Optical properties of Eu3+-doped CaAl4O7 synthesized by the Pechini method

Ca1−xEuxAl4O7 (x = 0, 0.002, 0.01, 0.02, 0.05, 0.1) and Ca1−2xEuxNaxAl4O7 (x = 0.002, 0.02, 0.05, 0.1) crystalline phosphor powders have been synthesized by modified Pechini method and their spectroscopic properties at room and liquid nitrogen temperature were measured. Excitation spectra of synthesized materials contain broad band attributed to ligand to metal, O2−→Eu3+, charge transfer absorption and narrow lines related to 7F0→5DJ, 5HJ, 5LJ, 5GJ transitions of europium ions.
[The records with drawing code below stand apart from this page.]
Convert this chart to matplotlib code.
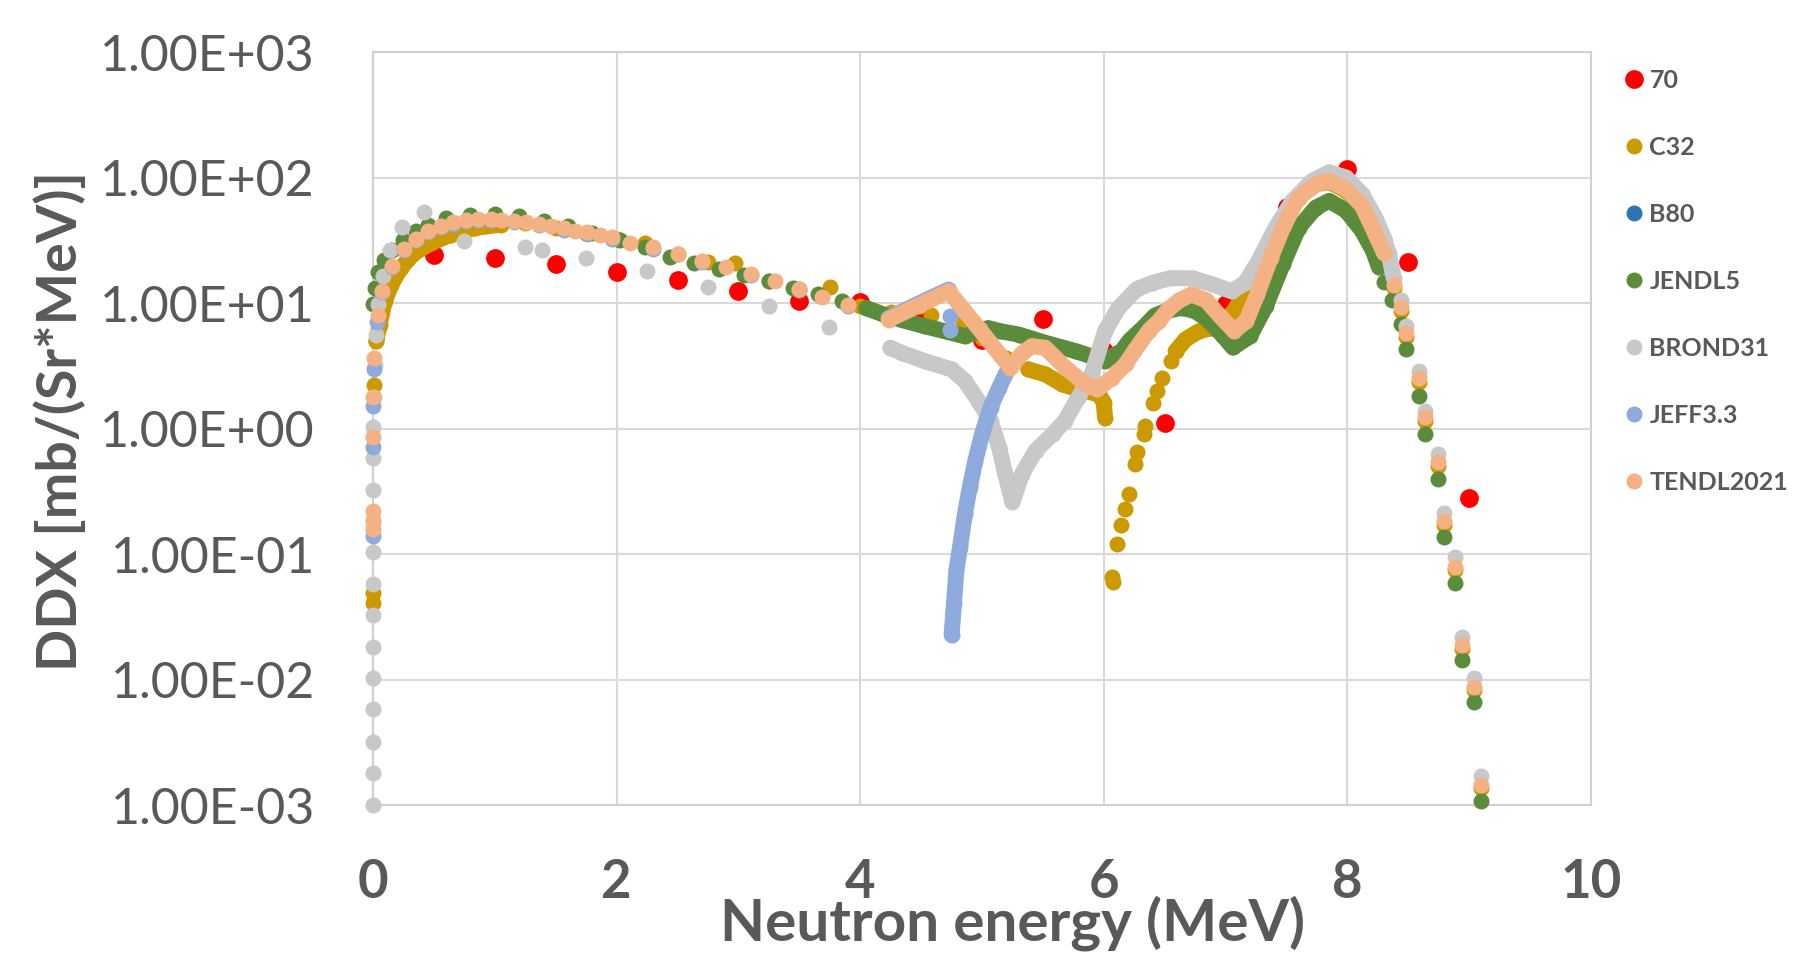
import matplotlib

matplotlib.use("Agg")

import matplotlib.pyplot as plt
from matplotlib.lines import Line2D
from matplotlib.ticker import FixedLocator, FuncFormatter, NullLocator

plt.rcParams["font.family"] = ["Lato", "DejaVu Sans"]

TEXT = "#595959"
GRID = "#D9D9D9"

# --- experimental points (70) ---
EXP_X = [0.5, 1.0, 1.5, 2.0, 2.5, 3.0, 3.5, 4.0, 4.5, 5.0, 5.5, 6.0, 6.5, 7.0, 7.5, 8.0, 8.5, 9.0]
EXP_Y = [24.2, 22.7, 20.4, 17.5, 15.2, 12.5, 10.3, 10.1, 8.5, 5.1, 7.5, 4.15, 1.1, 9.8, 57.7, 116.0, 21.3, 0.277]

# --- C32 ---
C32_X = [0.0, 0.0, 0.008, 1.25, 1.5, 1.75, 2.0, 2.23, 2.5, 2.75, 2.97, 3.25, 3.5, 3.75, 4.0,
         4.25, 4.58, 4.84, 5.0, 5.2, 6.068, 6.075, 6.11, 6.142, 6.178, 6.211, 6.26, 6.274,
         6.33, 6.342, 6.405, 6.438, 6.48, 6.548, 6.589]
C32_Y = [0.041, 0.049, 2.23, 43.7, 39.8, 35.9, 32.4, 30.3, 24.5, 21.4, 21.0, 15.1, 12.9, 13.3, 9.44,
         8.51, 8.07, 6.92, 5.25, 3.63, 0.0656, 0.060, 0.121, 0.169, 0.229, 0.301, 0.521, 0.646,
         0.902, 1.05, 1.61, 2.0, 2.54, 3.44, 4.13]
C32_LOW_X = [0.027, 0.055, 0.096, 0.15, 0.23, 0.34, 0.48, 0.64, 0.835, 1.05]
C32_LOW_Y = [4.94, 6.71, 10.3, 14.0, 19.1, 25.1, 30.1, 35.1, 39.6, 42.2]
C32_MID_X = [5.38, 5.52, 5.66, 5.79, 5.96, 6.0, 6.01]
C32_MID_Y = [2.96, 2.70, 2.25, 2.05, 1.87, 1.61, 1.22]
C32_HIGH_X = [6.589, 6.67, 6.78, 6.89, 7.0, 7.08, 7.16, 7.24, 7.35, 7.47, 7.6, 7.74, 7.85, 7.99,
              8.12, 8.23, 8.30]
C32_HIGH_Y = [4.13, 5.12, 5.96, 6.31, 7.24, 8.91, 12.6, 15.5, 25.1, 43.7, 69.2, 88.1, 92.3, 78.5,
              57.5, 34.3, 24.3]
C32_TAIL_X = [8.38, 8.44, 8.48, 8.59, 8.64, 8.74, 8.79, 8.88, 8.94, 9.04, 9.10]
C32_TAIL_Y = [13.1, 8.63, 5.37, 2.36, 1.15, 0.505, 0.17, 0.0741, 0.0176, 0.0082, 0.00136]

# --- B80 (no visible points) ---
B80_X = []
B80_Y = []

# --- JENDL5 ---
JENDL_X = [0.0, 0.02, 0.045, 0.09, 0.16, 0.25, 0.35, 0.45, 0.6, 0.8, 1.0, 1.2, 1.4, 1.6, 1.8,
           2.03, 2.233, 2.44, 2.637, 2.84, 3.05, 3.25, 3.45, 3.65, 3.85]
JENDL_Y = [9.77, 13.2, 17.8, 21.9, 26.3, 31.6, 37.2, 41.7, 47.3, 50.7, 51.3, 49.5, 45.2, 40.7, 36.3,
           31.6, 27.7, 23.3, 21.0, 18.8, 16.8, 14.9, 13.2, 11.8, 10.4]
JENDL_TRACE_X = [4.05, 4.23, 4.53, 4.86, 4.95, 5.05, 5.15, 5.30, 5.52, 5.77, 6.01, 6.15, 6.21, 6.32,
                 6.42, 6.51, 6.64, 6.75, 6.84, 6.97, 7.06, 7.20, 7.33, 7.47, 7.60, 7.74, 7.85, 7.99,
                 8.12, 8.21, 8.26]
JENDL_TRACE_Y = [9.12, 7.83, 6.53, 5.43, 5.89, 6.31, 5.96, 5.61, 4.82, 4.13, 3.47, 4.17, 5.01, 6.31,
                 7.94, 8.61, 9.18, 8.61, 7.53, 5.60, 4.42, 5.43, 9.44, 20.4, 39.8, 57.5, 65.2, 54.3,
                 37.7, 26.1, 19.2]
JENDL_TAIL_X = [8.30, 8.37, 8.44, 8.48, 8.59, 8.64, 8.74, 8.79, 8.88, 8.94, 9.04, 9.10]
JENDL_TAIL_Y = [14.6, 10.5, 6.81, 4.27, 1.83, 0.912, 0.398, 0.136, 0.0592, 0.0144, 0.00656, 0.00108]

# --- BROND31 ---
BROND_X = [0.0, 0.0, 0.0, 0.0, 0.0, 0.0, 0.0, 0.0, 0.0, 0.0, 0.0, 0.0, 0.0, 0.01, 0.02, 0.027,
           0.04, 0.082, 0.137, 0.24, 0.42, 0.75, 1.245, 1.39, 1.745, 2.25, 2.75, 3.25, 3.745]
BROND_Y = [0.001, 0.0018, 0.0032, 0.0058, 0.0103, 0.0182, 0.0325, 0.0574, 0.103, 0.18, 0.324, 0.58,
           1.02, 1.78, 3.2, 5.6, 9.8, 16.3, 26.6, 40.0, 53.0, 31.0, 27.8, 26.3, 22.8, 17.9, 13.5,
           9.5, 6.4]
BROND_TRACE_X = [4.247, 4.34, 4.53, 4.75, 4.86, 4.97, 5.07, 5.14, 5.19, 5.25, 5.33, 5.44, 5.58,
                 5.68, 5.79, 5.90, 6.01, 6.12, 6.27, 6.40, 6.55, 6.73, 6.89, 7.05, 7.16, 7.27, 7.41,
                 7.55, 7.71, 7.85, 7.99, 8.12, 8.23, 8.30, 8.34, 8.38]
BROND_TRACE_Y = [4.40, 4.01, 3.44, 2.96, 2.39, 1.66, 1.15, 0.708, 0.437, 0.259, 0.437, 0.665, 0.902,
                 1.15, 1.76, 2.70, 5.96, 9.12, 12.9, 14.5, 15.8, 15.7, 14.1, 12.4, 14.5, 21.6, 39.8,
                 65.2, 94.0, 110.0, 100.0, 73.6, 47.9, 33.1, 24.5, 15.8]
BROND_TAIL_X = [8.44, 8.48, 8.59, 8.64, 8.74, 8.79, 8.88, 8.94, 9.04, 9.10]
BROND_TAIL_Y = [10.5, 6.6, 2.86, 1.39, 0.631, 0.214, 0.0955, 0.0219, 0.0102, 0.0017]

# --- JEFF3.3 ---
JEFF_X = [0.0, 0.0, 0.003, 0.008, 0.035, 0.075, 0.16, 0.258, 0.35, 0.454, 0.557, 0.66, 0.76,
          0.865, 0.967, 1.157, 1.363, 1.568, 1.758, 1.963, 2.3, 2.705, 3.106, 3.5, 3.9, 4.74, 4.74]
JEFF_Y = [0.139, 0.71, 1.5, 3.0, 7.0, 12.2, 19.4, 26.3, 31.6, 36.8, 40.3, 42.9, 44.7,
          45.5, 45.5, 44.1, 41.6, 38.5, 35.7, 32.6, 27.1, 21.2, 16.6, 12.6, 9.5, 7.83, 6.14]
JEFF_HI_X = [4.233, 4.48, 4.726]
JEFF_HI_Y = [7.6, 9.9, 12.8]
JEFF_RISE_X = [4.75, 4.77, 4.79, 4.82, 4.86, 4.90, 4.945, 5.0, 5.07, 5.14, 5.22]
JEFF_RISE_Y = [0.0226, 0.0404, 0.0741, 0.114, 0.209, 0.340, 0.553, 0.902, 1.47, 2.11, 3.05]

# --- TENDL2021 ---
TENDL_X = [0.0, 0.0, 0.0, 0.0, 0.004, 0.012, 0.04, 0.075, 0.16, 0.258, 0.35, 0.454, 0.557, 0.66,
           0.76, 0.865, 0.967, 1.055, 1.157, 1.26, 1.363, 1.465, 1.568, 1.656, 1.758, 1.86, 1.963,
           2.11, 2.3, 2.505, 2.705, 2.9, 3.106, 3.297, 3.5, 3.69, 3.9]
TENDL_Y = [0.158, 0.186, 0.219, 0.86, 1.77, 3.63, 8.07, 12.5, 19.8, 26.9, 32.3, 37.6, 41.2, 43.8,
           45.7, 46.5, 46.5, 45.7, 45.1, 43.8, 42.5, 41.2, 39.4, 37.6, 36.5, 34.9, 33.3,
           30.3, 27.7, 24.5, 21.7, 19.5, 17.0, 15.0, 12.9, 11.1, 9.7]
TENDL_TRACE_X = [4.233, 4.48, 4.726, 4.98, 5.233, 5.33, 5.41, 5.52, 5.685, 5.85, 5.945, 6.07, 6.18,
                 6.26, 6.37, 6.45, 6.53, 6.62, 6.72, 6.84, 6.95, 7.07, 7.17, 7.26, 7.37, 7.48, 7.60,
                 7.74, 7.85, 7.99, 8.12, 8.23, 8.30]
TENDL_TRACE_Y = [7.38, 9.55, 12.4, 6.17, 3.05, 3.98, 4.53, 4.40, 3.05, 2.25, 2.05, 2.54, 3.27,
                 4.27, 6.03, 7.14, 8.91, 10.5, 11.7, 10.5, 7.94, 5.98, 7.19, 11.7, 22.9, 41.7, 69.2,
                 88.5, 94.0, 80.7, 59.6, 35.4, 25.1]
TENDL_TAIL_X = [8.38, 8.44, 8.48, 8.59, 8.64, 8.74, 8.79, 8.88, 8.94, 9.04, 9.10]
TENDL_TAIL_Y = [14.0, 9.25, 5.75, 2.53, 1.23, 0.541, 0.182, 0.0794, 0.0189, 0.00879, 0.00145]

NAMES = ["70", "C32", "B80", "JENDL5", "BROND31", "JEFF3.3", "TENDL2021"]
COLORS = ["#FF0000", "#CC9900", "#2E75B6", "#5B8C3C", "#C8C8C8", "#8FAADC", "#F4B183"]

# dots / dense traces per series, in drawing order
SERIES = [
    ([(EXP_X, EXP_Y)], []),
    ([(C32_X, C32_Y), (C32_TAIL_X, C32_TAIL_Y)],
     [(C32_LOW_X, C32_LOW_Y), (C32_MID_X, C32_MID_Y), (C32_HIGH_X, C32_HIGH_Y)]),
    ([(B80_X, B80_Y)], []),
    ([(JENDL_X, JENDL_Y), (JENDL_TAIL_X, JENDL_TAIL_Y)], [(JENDL_TRACE_X, JENDL_TRACE_Y)]),
    ([(BROND_X, BROND_Y), (BROND_TAIL_X, BROND_TAIL_Y)], [(BROND_TRACE_X, BROND_TRACE_Y)]),
    ([(JEFF_X, JEFF_Y)], [(JEFF_HI_X, JEFF_HI_Y), (JEFF_RISE_X, JEFF_RISE_Y)]),
    ([(TENDL_X, TENDL_Y), (TENDL_TAIL_X, TENDL_TAIL_Y)], [(TENDL_TRACE_X, TENDL_TRACE_Y)]),
]

DOT = 11.5      # marker diameter, points
EXP_DOT = 13.5

fig = plt.figure(figsize=(17.99, 9.55), dpi=100)
ax = fig.add_axes([373 / 1799, 150 / 955, 1218 / 1799, 753 / 955])

for i, ((dots, traces), color) in enumerate(zip(SERIES, COLORS)):
    size = EXP_DOT if i == 0 else DOT
    z = 3 + i
    for x, y in traces:
        ax.plot(x, y, ls="-", lw=size, color=color, solid_capstyle="round",
                solid_joinstyle="round", clip_on=False, zorder=z)
        ax.plot(x, y, ls="none", marker="o", ms=size, mfc=color, mec="none",
                clip_on=False, zorder=z)
    for x, y in dots:
        ax.plot(x, y, ls="none", marker="o", ms=size, mfc=color, mec="none",
                clip_on=False, zorder=z)

ax.set_yscale("log")
ax.set_xlim(0, 10)
ax.set_ylim(1e-3, 1e3)
ax.xaxis.set_major_locator(FixedLocator([0, 2, 4, 6, 8, 10]))
ax.yaxis.set_major_locator(FixedLocator([1e-3, 1e-2, 1e-1, 1e0, 1e1, 1e2, 1e3]))
ax.yaxis.set_minor_locator(NullLocator())
ax.yaxis.set_major_formatter(FuncFormatter(lambda v, p: f"{v:.2E}"))

ax.grid(True, color=GRID, lw=1.5)
ax.set_axisbelow(True)
for sp in ax.spines.values():
    sp.set_color("#D0D0D0")
    sp.set_linewidth(1.5)

ax.tick_params(axis="both", length=0, colors=TEXT)
ax.tick_params(axis="y", labelsize=36, pad=42)
ax.tick_params(axis="x", labelsize=38, pad=38)
for lab in ax.get_xticklabels():
    lab.set_fontweight("bold")

ax.set_xlabel("Neutron energy (MeV)", fontsize=42, fontweight="bold", color=TEXT)
ax.xaxis.label.set_va("baseline")
ax.xaxis.set_label_coords(0.525, -0.1795)

ax.set_ylabel("DDX [mb/(Sr*MeV)]", fontsize=40, fontweight="bold", color=TEXT)
ax.yaxis.label.set_va("center")
ax.yaxis.set_label_coords(-0.257, 0.51)

handles = [Line2D([], [], ls="none", marker="o", ms=(EXP_DOT if n == "70" else DOT),
                  mfc=c, mec="none") for n, c in zip(NAMES, COLORS)]
fig.legend(handles, NAMES, loc="upper left", bbox_to_anchor=(1627 / 1799, 1 - 69 / 955),
           frameon=False, prop=dict(weight="bold", size=18), labelcolor=TEXT,
           handlelength=0.6, handletextpad=0.3, labelspacing=1.76, borderpad=0,
           borderaxespad=0)

fig.savefig("out.png", dpi=100)
plt.close(fig)
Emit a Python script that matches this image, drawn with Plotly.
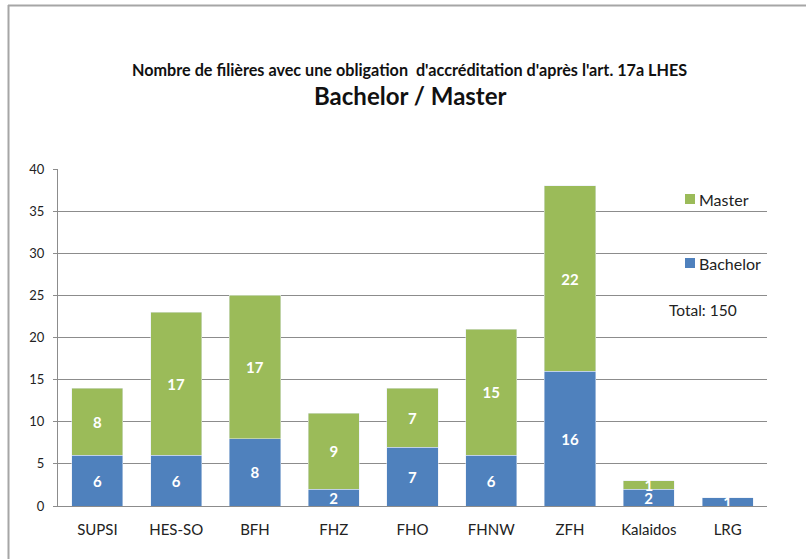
import plotly.graph_objects as go

categories = ["SUPSI", "HES-SO", "BFH", "FHZ", "FHO", "FHNW", "ZFH", "Kalaidos", "LRG"]
bachelor = [6, 6, 8, 2, 7, 6, 16, 2, 1]
master = [8, 17, 17, 9, 7, 15, 22, 1, None]
y_ticks = [0, 5, 10, 15, 20, 25, 30, 35, 40]
title_line1 = "Nombre de filières avec une obligation  d'accréditation d'après l'art. 17a LHES"
title_line2 = "Bachelor / Master"
total_text = "Total: 150"

FONT = "Lato, 'Open Sans', sans-serif"
BLUE = "#4F81BD"
GREEN = "#9BBB59"

fig = go.Figure()
fig.add_trace(go.Bar(
    x=categories, y=bachelor, name="Bachelor", marker_color=BLUE,
    text=bachelor, textposition="inside", insidetextanchor="middle",
    constraintext="none", textangle=0,
    textfont=dict(color="white", size=15, family=FONT, weight="bold"),
    showlegend=False,
))
fig.add_trace(go.Bar(
    x=categories, y=master, name="Master", marker_color=GREEN,
    text=[("" if v is None else v) for v in master], textposition="inside",
    insidetextanchor="middle", constraintext="none", textangle=0,
    textfont=dict(color="white", size=15, family=FONT, weight="bold"),
    showlegend=False,
))

L, R, T, B = 58, 39, 169, 53
W, H = 806, 559
pw = W - L - R
ph = H - T - B

def px_x(x):
    return (x - L) / pw

def px_y(y):
    return 1 - (y - T) / ph

legend_items = [("Master", GREEN, 199), ("Bachelor", BLUE, 263)]
shapes = [
    dict(type="line", xref="paper", yref="paper",
         x0=px_x(8), x1=px_x(820), y0=px_y(5.5), y1=px_y(5.5),
         line=dict(color="#a6a6a6", width=2)),
    dict(type="line", xref="paper", yref="paper",
         x0=px_x(8.5), x1=px_x(8.5), y0=px_y(5), y1=px_y(575),
         line=dict(color="#a6a6a6", width=2)),
]
annotations = [
    dict(text="<b>" + title_line1 + "</b>", xref="paper", yref="paper",
         x=px_x(409), y=px_y(70), xanchor="center", yanchor="middle",
         showarrow=False, font=dict(size=16.2, family=FONT, color="#111")),
    dict(text="<b>" + title_line2 + "</b>", xref="paper", yref="paper",
         x=px_x(410), y=px_y(96), xanchor="center", yanchor="middle",
         showarrow=False, font=dict(size=24, family=FONT, color="#111")),
    dict(text=total_text, xref="paper", yref="paper",
         x=px_x(667), y=px_y(310), xanchor="left", yanchor="middle",
         showarrow=False, font=dict(size=15.5, family=FONT, color="#222")),
]
for name, col, yc in legend_items:
    shapes.append(dict(type="rect", xref="paper", yref="paper",
                       x0=px_x(685), x1=px_x(695), y0=px_y(yc - 5), y1=px_y(yc + 5),
                       fillcolor=col, line=dict(width=0)))
    annotations.append(dict(text=name, xref="paper", yref="paper",
                            x=px_x(697), y=px_y(yc), xanchor="left", yanchor="middle",
                            showarrow=False, font=dict(size=16, family=FONT, color="#222")))

fig.update_layout(
    width=W, height=H,
    margin=dict(l=L, r=R, t=T, b=B),
    barmode="stack",
    bargap=0.35,
    plot_bgcolor="white", paper_bgcolor="white",
    font=dict(family=FONT, size=13, color="#222"),
    showlegend=False,
    yaxis=dict(
        range=[0, 40], tickvals=y_ticks, showgrid=True, gridcolor="#8c8c8c",
        gridwidth=1, showline=True, linecolor="#8c8c8c", linewidth=1,
        ticks="outside", ticklen=4, tickcolor="#8c8c8c", ticklabelstandoff=6,
        tickfont=dict(size=13, family=FONT, color="#222"), zeroline=False,
    ),
    xaxis=dict(
        showline=True, linecolor="#8c8c8c", linewidth=1, ticklabelstandoff=10,
        tickfont=dict(size=15, family=FONT, color="#222"),
    ),
    annotations=annotations,
    shapes=shapes,
)

fig.write_html("out.html", config={"displayModeBar": False},
               post_script="document.body.style.margin='0';document.body.style.overflow='hidden';")
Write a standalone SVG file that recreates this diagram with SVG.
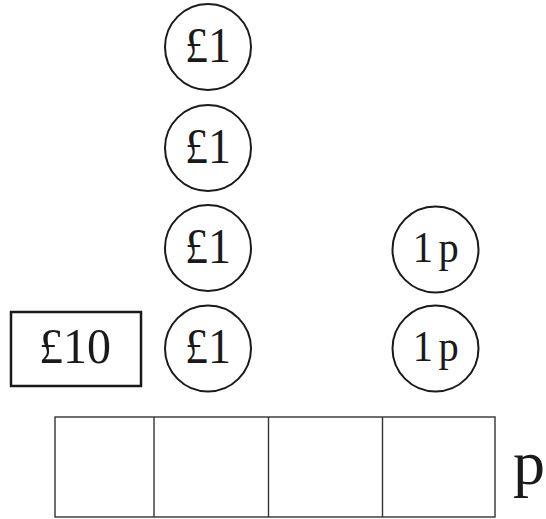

Upon excitation at 395 nm, the Eu3+-doped calcium dialuminates exhibit red photoluminescence due to parity forbidden f–f intra-configurational transitions with the most intense component at 612 nm resulting from the 5D0→7F2 hypersensitive transition. The quantum efficiency of the powders emissions does not exceed 12%. The luminescence decay kinetics reveals that some quenching appears for higher concentrations. Site selective spectroscopy disclosed the presence of at least two well defined individual spectroscopic sites of Eu3+ and increasing disturbance of their local symmetries with raising concentration of the activator was observed. The increasing symmetry disorder led to a significant asymmetrical broadening of the luminescence lines at higher concentrations. Concentration dependence of the luminescence kinetics of the two diverse Eu3+ ions is different, as only one of them, with the characteristic luminescence at 579.5 nm, exhibits shortening of the decay time at higher Eu contents. The inexpensive CaAl4O7:Eu powders are potentially good candidates for photonics applications. For Eu, Na co-doped powders the Eu3+ ions producing emission at 579.7 nm dominates strongly over those with luminescence at 577.2 nm.